Quote the data below in full, minus the images.

========

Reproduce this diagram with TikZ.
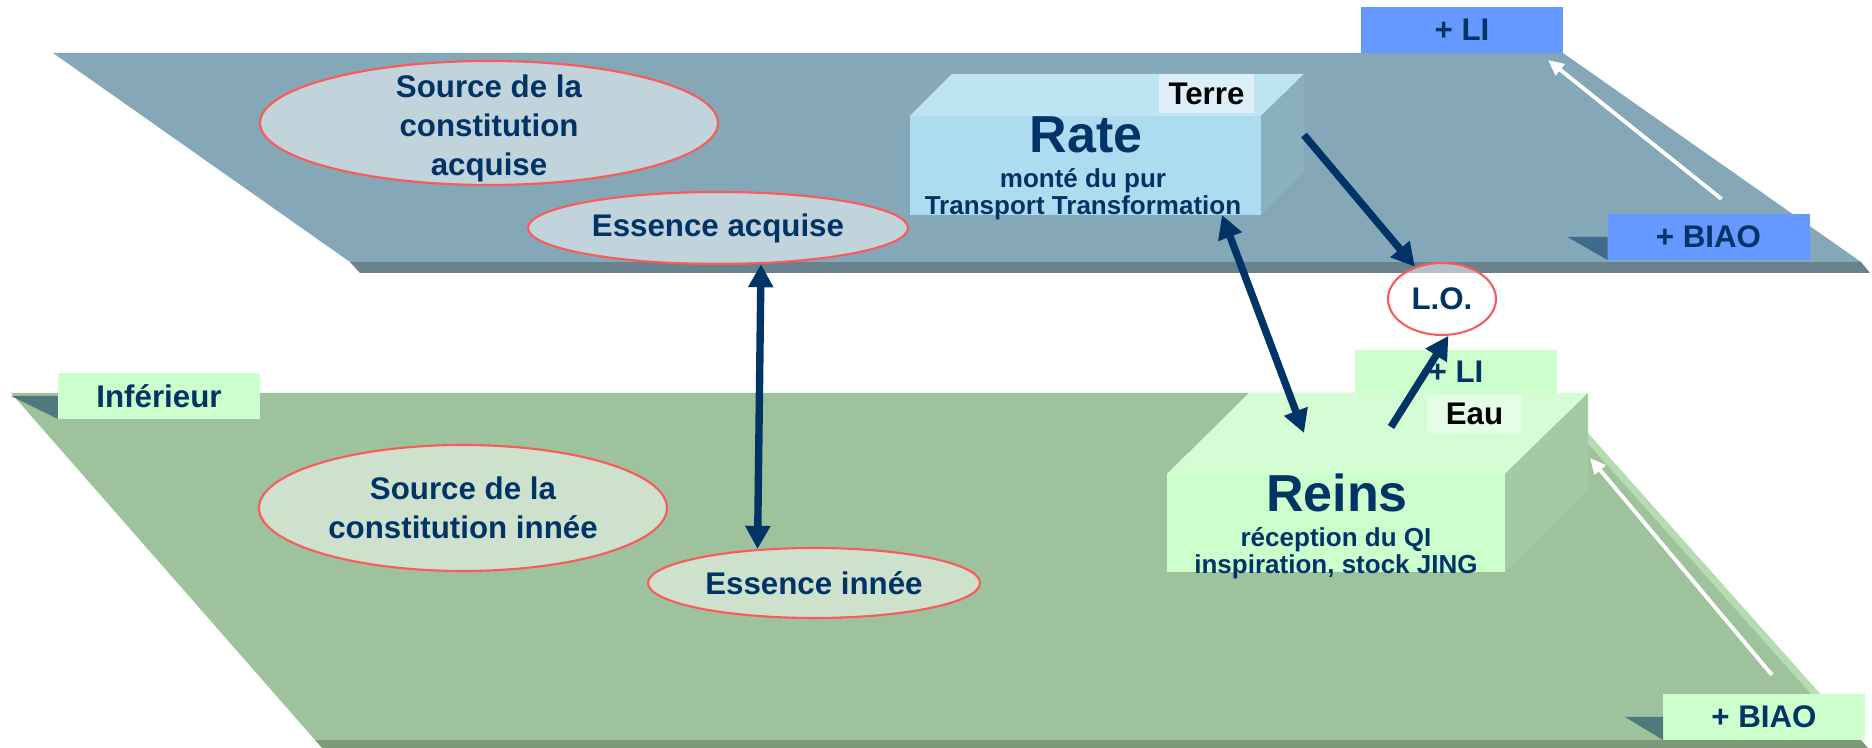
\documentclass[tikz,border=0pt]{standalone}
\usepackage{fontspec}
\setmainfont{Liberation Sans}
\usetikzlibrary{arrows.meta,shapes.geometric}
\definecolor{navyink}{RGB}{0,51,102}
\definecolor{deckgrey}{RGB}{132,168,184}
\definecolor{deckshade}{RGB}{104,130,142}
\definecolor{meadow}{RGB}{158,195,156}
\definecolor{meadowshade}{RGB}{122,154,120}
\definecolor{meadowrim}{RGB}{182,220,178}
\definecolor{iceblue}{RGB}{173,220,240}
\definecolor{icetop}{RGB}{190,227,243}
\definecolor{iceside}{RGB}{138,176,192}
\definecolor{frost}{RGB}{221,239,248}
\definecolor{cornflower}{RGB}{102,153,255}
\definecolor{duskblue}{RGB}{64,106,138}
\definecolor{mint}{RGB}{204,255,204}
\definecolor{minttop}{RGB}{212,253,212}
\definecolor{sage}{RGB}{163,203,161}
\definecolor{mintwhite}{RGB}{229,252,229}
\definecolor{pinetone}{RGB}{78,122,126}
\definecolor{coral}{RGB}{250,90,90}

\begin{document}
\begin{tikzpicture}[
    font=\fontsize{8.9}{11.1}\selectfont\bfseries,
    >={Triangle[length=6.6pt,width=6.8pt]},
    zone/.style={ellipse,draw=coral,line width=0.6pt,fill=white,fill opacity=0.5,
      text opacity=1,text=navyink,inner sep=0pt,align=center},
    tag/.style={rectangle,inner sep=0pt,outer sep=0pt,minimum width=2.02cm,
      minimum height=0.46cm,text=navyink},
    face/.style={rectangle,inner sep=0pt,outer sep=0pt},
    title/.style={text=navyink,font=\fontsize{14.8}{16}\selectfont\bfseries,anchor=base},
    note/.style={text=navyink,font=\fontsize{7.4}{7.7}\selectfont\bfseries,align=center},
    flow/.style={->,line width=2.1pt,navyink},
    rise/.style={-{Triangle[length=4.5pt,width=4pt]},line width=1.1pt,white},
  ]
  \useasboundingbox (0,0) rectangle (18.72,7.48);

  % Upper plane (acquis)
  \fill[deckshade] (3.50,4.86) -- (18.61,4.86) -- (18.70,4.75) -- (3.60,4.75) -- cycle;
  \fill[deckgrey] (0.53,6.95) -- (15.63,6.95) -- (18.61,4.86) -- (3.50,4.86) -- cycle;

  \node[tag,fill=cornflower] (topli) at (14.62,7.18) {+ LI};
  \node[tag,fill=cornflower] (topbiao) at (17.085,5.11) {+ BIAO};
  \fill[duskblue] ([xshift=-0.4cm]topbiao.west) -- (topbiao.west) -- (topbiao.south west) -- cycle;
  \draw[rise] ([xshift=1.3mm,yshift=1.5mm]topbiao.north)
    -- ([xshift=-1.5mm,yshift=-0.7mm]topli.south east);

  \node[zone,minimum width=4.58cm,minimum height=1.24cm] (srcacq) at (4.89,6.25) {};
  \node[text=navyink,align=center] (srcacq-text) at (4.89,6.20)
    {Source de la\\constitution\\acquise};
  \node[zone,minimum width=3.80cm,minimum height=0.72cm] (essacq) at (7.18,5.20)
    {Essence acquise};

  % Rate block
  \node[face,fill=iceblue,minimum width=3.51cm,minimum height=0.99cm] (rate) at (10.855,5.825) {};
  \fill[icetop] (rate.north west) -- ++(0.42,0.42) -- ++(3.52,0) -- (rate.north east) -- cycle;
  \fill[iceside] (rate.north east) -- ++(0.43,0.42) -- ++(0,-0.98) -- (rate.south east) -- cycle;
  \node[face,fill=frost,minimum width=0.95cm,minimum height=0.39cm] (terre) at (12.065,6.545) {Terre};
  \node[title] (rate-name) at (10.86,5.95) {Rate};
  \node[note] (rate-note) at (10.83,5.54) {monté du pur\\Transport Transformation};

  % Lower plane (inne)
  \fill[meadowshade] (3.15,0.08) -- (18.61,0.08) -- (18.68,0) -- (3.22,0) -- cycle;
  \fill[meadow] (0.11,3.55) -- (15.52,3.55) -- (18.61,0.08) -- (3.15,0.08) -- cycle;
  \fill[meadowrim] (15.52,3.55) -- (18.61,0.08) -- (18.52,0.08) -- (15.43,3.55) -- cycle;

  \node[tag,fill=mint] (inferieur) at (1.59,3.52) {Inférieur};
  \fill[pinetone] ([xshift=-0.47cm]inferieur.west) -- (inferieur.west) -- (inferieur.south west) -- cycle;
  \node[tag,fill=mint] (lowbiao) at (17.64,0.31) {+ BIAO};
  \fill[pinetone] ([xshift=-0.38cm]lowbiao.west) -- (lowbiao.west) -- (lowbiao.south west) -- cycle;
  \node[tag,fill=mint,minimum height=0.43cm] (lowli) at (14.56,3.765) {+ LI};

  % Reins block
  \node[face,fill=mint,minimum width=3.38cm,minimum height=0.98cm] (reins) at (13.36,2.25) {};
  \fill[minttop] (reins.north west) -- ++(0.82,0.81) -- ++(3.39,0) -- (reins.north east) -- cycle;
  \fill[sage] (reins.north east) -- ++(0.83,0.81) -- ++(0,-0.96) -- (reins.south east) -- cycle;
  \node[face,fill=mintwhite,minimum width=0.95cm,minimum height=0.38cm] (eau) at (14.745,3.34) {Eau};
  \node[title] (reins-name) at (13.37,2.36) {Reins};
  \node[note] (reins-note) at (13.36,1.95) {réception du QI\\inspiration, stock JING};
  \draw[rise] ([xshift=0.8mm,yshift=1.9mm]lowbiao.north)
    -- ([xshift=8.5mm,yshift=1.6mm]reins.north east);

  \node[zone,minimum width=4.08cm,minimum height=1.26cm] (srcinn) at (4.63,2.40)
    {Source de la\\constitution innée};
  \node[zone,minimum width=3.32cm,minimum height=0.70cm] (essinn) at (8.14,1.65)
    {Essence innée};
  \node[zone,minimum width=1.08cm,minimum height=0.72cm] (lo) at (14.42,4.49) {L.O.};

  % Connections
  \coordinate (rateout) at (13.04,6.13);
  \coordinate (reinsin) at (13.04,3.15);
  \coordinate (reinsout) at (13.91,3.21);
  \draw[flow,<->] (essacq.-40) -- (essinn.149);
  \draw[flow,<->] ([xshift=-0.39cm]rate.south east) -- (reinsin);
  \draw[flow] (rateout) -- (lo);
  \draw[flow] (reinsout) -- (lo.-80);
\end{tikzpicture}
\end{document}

========

> **FINAL ANSWER**
Reproduce this diagram with TikZ.
\documentclass[tikz,border=0pt]{standalone}
\usepackage{fontspec}
\setmainfont{Liberation Sans}
\usetikzlibrary{arrows.meta,shapes.geometric}
\definecolor{navyink}{RGB}{0,51,102}
\definecolor{deckgrey}{RGB}{132,168,184}
\definecolor{deckshade}{RGB}{104,130,142}
\definecolor{meadow}{RGB}{158,195,156}
\definecolor{meadowshade}{RGB}{122,154,120}
\definecolor{meadowrim}{RGB}{182,220,178}
\definecolor{iceblue}{RGB}{173,220,240}
\definecolor{icetop}{RGB}{190,227,243}
\definecolor{iceside}{RGB}{138,176,192}
\definecolor{frost}{RGB}{221,239,248}
\definecolor{cornflower}{RGB}{102,153,255}
\definecolor{duskblue}{RGB}{64,106,138}
\definecolor{mint}{RGB}{204,255,204}
\definecolor{minttop}{RGB}{212,253,212}
\definecolor{sage}{RGB}{163,203,161}
\definecolor{mintwhite}{RGB}{229,252,229}
\definecolor{pinetone}{RGB}{78,122,126}
\definecolor{coral}{RGB}{250,90,90}

\begin{document}
\begin{tikzpicture}[
    font=\fontsize{8.9}{11.1}\selectfont\bfseries,
    >={Triangle[length=6.6pt,width=6.8pt]},
    zone/.style={ellipse,draw=coral,line width=0.6pt,fill=white,fill opacity=0.5,
      text opacity=1,text=navyink,inner sep=0pt,align=center},
    tag/.style={rectangle,inner sep=0pt,outer sep=0pt,minimum width=2.02cm,
      minimum height=0.46cm,text=navyink},
    face/.style={rectangle,inner sep=0pt,outer sep=0pt},
    title/.style={text=navyink,font=\fontsize{14.8}{16}\selectfont\bfseries,anchor=base},
    note/.style={text=navyink,font=\fontsize{7.4}{7.7}\selectfont\bfseries,align=center},
    flow/.style={->,line width=2.1pt,navyink},
    rise/.style={-{Triangle[length=4.5pt,width=4pt]},line width=1.1pt,white},
  ]
  \useasboundingbox (0,0) rectangle (18.72,7.48);

  % Upper plane (acquis)
  \fill[deckshade] (3.50,4.86) -- (18.61,4.86) -- (18.70,4.75) -- (3.60,4.75) -- cycle;
  \fill[deckgrey] (0.53,6.95) -- (15.63,6.95) -- (18.61,4.86) -- (3.50,4.86) -- cycle;

  \node[tag,fill=cornflower] (topli) at (14.62,7.18) {+ LI};
  \node[tag,fill=cornflower] (topbiao) at (17.085,5.11) {+ BIAO};
  \fill[duskblue] ([xshift=-0.4cm]topbiao.west) -- (topbiao.west) -- (topbiao.south west) -- cycle;
  \draw[rise] ([xshift=1.3mm,yshift=1.5mm]topbiao.north)
    -- ([xshift=-1.5mm,yshift=-0.7mm]topli.south east);

  \node[zone,minimum width=4.58cm,minimum height=1.24cm] (srcacq) at (4.89,6.25) {};
  \node[text=navyink,align=center] (srcacq-text) at (4.89,6.20)
    {Source de la\\constitution\\acquise};
  \node[zone,minimum width=3.80cm,minimum height=0.72cm] (essacq) at (7.18,5.20)
    {Essence acquise};

  % Rate block
  \node[face,fill=iceblue,minimum width=3.51cm,minimum height=0.99cm] (rate) at (10.855,5.825) {};
  \fill[icetop] (rate.north west) -- ++(0.42,0.42) -- ++(3.52,0) -- (rate.north east) -- cycle;
  \fill[iceside] (rate.north east) -- ++(0.43,0.42) -- ++(0,-0.98) -- (rate.south east) -- cycle;
  \node[face,fill=frost,minimum width=0.95cm,minimum height=0.39cm] (terre) at (12.065,6.545) {Terre};
  \node[title] (rate-name) at (10.86,5.95) {Rate};
  \node[note] (rate-note) at (10.83,5.54) {monté du pur\\Transport Transformation};

  % Lower plane (inne)
  \fill[meadowshade] (3.15,0.08) -- (18.61,0.08) -- (18.68,0) -- (3.22,0) -- cycle;
  \fill[meadow] (0.11,3.55) -- (15.52,3.55) -- (18.61,0.08) -- (3.15,0.08) -- cycle;
  \fill[meadowrim] (15.52,3.55) -- (18.61,0.08) -- (18.52,0.08) -- (15.43,3.55) -- cycle;

  \node[tag,fill=mint] (inferieur) at (1.59,3.52) {Inférieur};
  \fill[pinetone] ([xshift=-0.47cm]inferieur.west) -- (inferieur.west) -- (inferieur.south west) -- cycle;
  \node[tag,fill=mint] (lowbiao) at (17.64,0.31) {+ BIAO};
  \fill[pinetone] ([xshift=-0.38cm]lowbiao.west) -- (lowbiao.west) -- (lowbiao.south west) -- cycle;
  \node[tag,fill=mint,minimum height=0.43cm] (lowli) at (14.56,3.765) {+ LI};

  % Reins block
  \node[face,fill=mint,minimum width=3.38cm,minimum height=0.98cm] (reins) at (13.36,2.25) {};
  \fill[minttop] (reins.north west) -- ++(0.82,0.81) -- ++(3.39,0) -- (reins.north east) -- cycle;
  \fill[sage] (reins.north east) -- ++(0.83,0.81) -- ++(0,-0.96) -- (reins.south east) -- cycle;
  \node[face,fill=mintwhite,minimum width=0.95cm,minimum height=0.38cm] (eau) at (14.745,3.34) {Eau};
  \node[title] (reins-name) at (13.37,2.36) {Reins};
  \node[note] (reins-note) at (13.36,1.95) {réception du QI\\inspiration, stock JING};
  \draw[rise] ([xshift=0.8mm,yshift=1.9mm]lowbiao.north)
    -- ([xshift=8.5mm,yshift=1.6mm]reins.north east);

  \node[zone,minimum width=4.08cm,minimum height=1.26cm] (srcinn) at (4.63,2.40)
    {Source de la\\constitution innée};
  \node[zone,minimum width=3.32cm,minimum height=0.70cm] (essinn) at (8.14,1.65)
    {Essence innée};
  \node[zone,minimum width=1.08cm,minimum height=0.72cm] (lo) at (14.42,4.49) {L.O.};

  % Connections
  \coordinate (rateout) at (13.04,6.13);
  \coordinate (reinsin) at (13.04,3.15);
  \coordinate (reinsout) at (13.91,3.21);
  \draw[flow,<->] (essacq.-40) -- (essinn.149);
  \draw[flow,<->] ([xshift=-0.39cm]rate.south east) -- (reinsin);
  \draw[flow] (rateout) -- (lo);
  \draw[flow] (reinsout) -- (lo.-80);
\end{tikzpicture}
\end{document}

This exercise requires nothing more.